The commission encouraged “ISO-NE to work with all interested parties, including NEPOOL, to continue to address their areas of disagreement while developing the long-term market solution.” (See ISO-NE Fuel Security Measures Approved.)
Ahead of NEPOOL discussions over the next six months on a long-term solution, the interim program first had to be simple enough to be designed and filed quickly, and not overly complex to implement, the RTO said.
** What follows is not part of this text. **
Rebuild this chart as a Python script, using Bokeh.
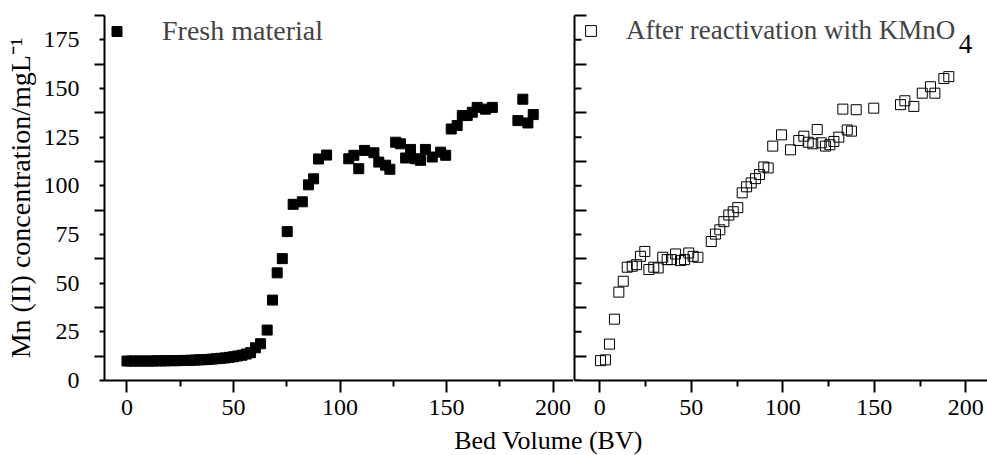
from bokeh.plotting import figure
from bokeh.models import Range1d, FixedTicker, Legend, LegendItem, Label
from bokeh.layouts import column, row
from bokeh.embed import file_html
from bokeh.resources import INLINE

# ---------------- data ----------------
fresh_bv = [0, 2, 4, 6, 8, 10, 12, 14, 16, 18, 20, 22, 24, 26, 28, 30, 32, 34, 36, 38, 40,
            42, 44, 46, 48, 50, 52, 54, 56,
            58.0, 60.3, 62.7, 65.8, 68.3, 70.5, 72.9, 75.2, 78.0, 82.3, 85.2, 87.6, 89.9, 93.7,
            104.1, 106.5, 108.8, 111.5, 115.9, 118.2, 121.4, 123.4, 126.1, 128.4, 130.8, 133.1,
            135.5, 137.8, 140.1, 143.3, 147.2, 149.6,
            152.2, 155.0, 157.4, 159.7, 162.1, 164.4, 168.3, 171.5,
            183.5, 185.8, 188.2, 190.7]
fresh_mn = [10.0, 10.0, 10.0, 10.0, 10.0, 10.0, 10.0, 10.1, 10.1, 10.1, 10.2, 10.2, 10.2, 10.3,
            10.3, 10.4, 10.5, 10.6, 10.7, 10.8, 11.0,
            11.2, 11.4, 11.6, 11.9, 12.2, 12.6, 13.0, 13.6,
            14.3, 16.8, 18.9, 25.9, 41.3, 55.3, 62.6, 76.5, 90.5, 91.8, 100.5, 103.6, 113.8, 115.8,
            113.9, 115.7, 108.8, 118.2, 117.0, 112.2, 110.6, 108.5, 122.4, 121.6, 114.3, 118.7,
            113.9, 113.1, 118.7, 114.8, 117.3, 115.7,
            129.2, 131.0, 136.1, 136.1, 137.8, 140.3, 139.4, 140.3,
            133.5, 144.5, 132.3, 136.6]

react_bv = [0.4, 3.1, 5.3, 8.0, 10.4, 12.8, 15.0, 17.7, 20.1, 22.2, 24.6, 26.8, 29.5, 31.9,
            34.4, 36.8, 39.2, 41.4, 44.1, 46.3, 48.6, 51.0, 53.6, 60.9, 63.2, 65.6, 67.8, 70.5,
            72.9, 75.4, 77.8, 80.2, 82.7, 85.1, 87.3, 89.6, 92.0, 94.5, 99.3, 104.2, 108.7,
            111.5, 113.9, 116.4, 118.8, 121.0, 123.3, 125.7, 127.9, 130.6, 132.8, 135.2, 137.5,
            140.1, 149.7, 164.3, 166.7, 171.6, 176.2, 180.7, 183.1, 188.0, 190.7]
react_mn = [10.2, 10.6, 18.7, 31.5, 45.4, 51.0, 58.2, 58.7, 59.5, 63.8, 66.3, 57.0, 58.2, 57.8,
            63.3, 62.1, 62.1, 65.0, 61.6, 62.1, 65.5, 63.8, 63.3, 71.4, 75.2, 77.4, 81.6, 85.0,
            86.7, 88.8, 96.4, 99.5, 101.5, 103.7, 105.8, 109.7, 109.2, 120.4, 126.2, 118.5, 123.3,
            125.5, 122.4, 121.6, 128.9, 122.1, 120.4, 121.1, 122.8, 125.0, 139.4, 128.7, 128.1,
            139.1, 139.9, 141.7, 143.7, 140.8, 147.6, 150.9, 147.6, 155.1, 156.1]

x_ticks = [0, 50, 100, 150, 200]
x_minor_ticks = [25, 75, 125, 175]
y_ticks = [0, 25, 50, 75, 100, 125, 150, 175]
y_minor_ticks = [12.5, 37.5, 62.5, 87.5, 112.5, 137.5, 162.5, 187.5]

label_fresh = "Fresh material"
label_react = "After reactivation with KMnO"
label_react_sub = "4"
y_title = "Mn (II) concentration/mgL\u207b\u00b9"
x_title = "Bed Volume (BV)"

FONT = "Liberation Serif"

Y0, Y1 = 0, 187.5
X1_START, X1_END = -10.56, 209.6
X2_START, X2_END = -13.83, 211.85


def style_x(ax):
    ax.ticker = FixedTicker(ticks=x_ticks, minor_ticks=x_minor_ticks)
    ax.axis_line_width = 2
    ax.axis_line_color = "black"
    ax.major_tick_line_width = 2
    ax.minor_tick_line_width = 2
    ax.major_tick_out = 12
    ax.major_tick_in = 0
    ax.minor_tick_out = 6
    ax.minor_tick_in = 0
    ax.major_label_text_font = FONT
    ax.major_label_text_font_size = "24px"
    ax.major_label_text_color = "black"
    ax.major_label_standoff = 7


# ---------------- left panel ----------------
p1 = figure(width=573, height=427,
            x_range=Range1d(X1_START, X1_END), y_range=Range1d(Y0, Y1),
            output_backend="svg", toolbar_location=None,
            min_border_left=104, min_border_right=0, min_border_top=15, min_border_bottom=47)
p1.outline_line_color = None
p1.grid.visible = False
style_x(p1.xaxis[0])
ya = p1.yaxis[0]
ya.ticker = FixedTicker(ticks=y_ticks, minor_ticks=y_minor_ticks)
ya.axis_line_width = 2
ya.major_tick_line_width = 2
ya.minor_tick_line_width = 2
ya.major_tick_out = 5
ya.major_tick_in = 0
ya.minor_tick_out = 10
ya.minor_tick_in = 0
ya.major_label_text_font = FONT
ya.major_label_text_font_size = "24px"
ya.major_label_text_color = "black"
ya.major_label_standoff = 15
ya.axis_label = y_title
ya.axis_label_text_font = FONT
ya.axis_label_text_font_size = "28px"
ya.axis_label_text_font_style = "normal"
ya.axis_label_text_color = "black"
ya.axis_label_standoff = 5

r1 = p1.scatter(fresh_bv, fresh_mn, marker="square", size=10,
                fill_color="black", line_color="black", line_width=1)
leg1 = Legend(items=[LegendItem(label=label_fresh, renderers=[r1])],
              location="top_left", margin=0, padding=0,
              glyph_width=25, glyph_height=30, label_standoff=33,
              background_fill_alpha=0, border_line_alpha=0,
              label_text_font=FONT, label_text_font_size="28px")
p1.add_layout(leg1)

# ---------------- right panel ----------------
p2 = figure(width=414, height=427,
            x_range=Range1d(X2_START, X2_END), y_range=Range1d(Y0, Y1),
            output_backend="svg", toolbar_location=None,
            min_border_left=1, min_border_right=0, min_border_top=15, min_border_bottom=47)
p2.outline_line_color = None
p2.grid.visible = False
style_x(p2.xaxis[0])
yb = p2.yaxis[0]
# long inward ticks from the axis; short inward ticks at the labelled values drawn as dashes
yb.ticker = FixedTicker(ticks=[], minor_ticks=y_minor_ticks)
yb.axis_line_width = 2
yb.minor_tick_line_width = 2
yb.major_tick_out = 0
yb.major_tick_in = 0
yb.minor_tick_out = 0
yb.minor_tick_in = 12
yb.major_label_standoff = 0
yb.axis_label_standoff = 0
p2.scatter([X2_START] * len(y_ticks), y_ticks, marker="dash", size=14,
           line_color="black", line_width=2)

r2 = p2.scatter(react_bv, react_mn, marker="square", size=10,
                fill_color=None, line_color="black", line_width=1)
leg2 = Legend(items=[LegendItem(label=label_react, renderers=[r2])],
              location="top_left", margin=0, padding=0,
              glyph_width=33, glyph_height=27, label_standoff=19,
              background_fill_alpha=0, border_line_alpha=0,
              label_text_font=FONT, label_text_font_size="27px")
p2.add_layout(leg2)
p2.add_layout(Label(x=391, y=337, x_units="screen", y_units="screen", text=label_react_sub,
                    text_align="center", text_baseline="middle",
                    text_font=FONT, text_font_size="27px", text_color="black"))

# ---------------- shared x title ----------------
p3 = figure(width=987, height=28, x_range=Range1d(0, 987), y_range=Range1d(0, 28),
            output_backend="svg", toolbar_location=None,
            x_axis_location=None, y_axis_location=None, min_border=0)
p3.outline_line_color = None
p3.grid.visible = False
p3.add_layout(Label(x=548, y=15, text=x_title, text_align="center", text_baseline="middle",
                    text_font=FONT, text_font_size="26px", text_color="black"))

layout = column(row(p1, p2), p3)
open("out.html", "w").write(file_html(layout, INLINE))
Second, to be effective, the program should compensate resources that provide winter energy security. And third, “it should be designed consistent[ly] with sound market design principles, most notably providing similar compensation for similar service,” Geissler said.
Looking Ahead
The RTO’s whitepaper now looks at the region’s needs beyond FCA 15. To accommodate the complexity needed in a long-term solution, the document broadly recommends “expanding the existing suite of energy and ancillary service products” in the markets to address “the uncertainties and supply limitations inherent to a power system evermore reliant on just-in-time energy technologies.”
Three core components intended to spur discussion are a multi-day ahead market, new ancillary services in the day-ahead market and a seasonal forward market.
The first would optimize energy, including stored fuel energy, over a multi-day timeframe and produce multi-day clearing prices for market participants’ energy obligations.
The second component would create several new, voluntary ancillary services in the day-ahead market to provide, and compensate for, the flexibility of on-demand energy.
The seasonal forward market would see the RTO conduct a voluntary, competitive forward auction to incent and compensate asset owners to invest in supplemental supply arrangements for the coming winter, the whitepaper said.
Referring to the paper, Marcia Blomberg, ISO-NE’s senior media relations specialist, said: “The ISO committed to posting this by April 1 to give stakeholders a basis for discussion as we work with them to refine the proposal to be filed at FERC by Oct. 15.”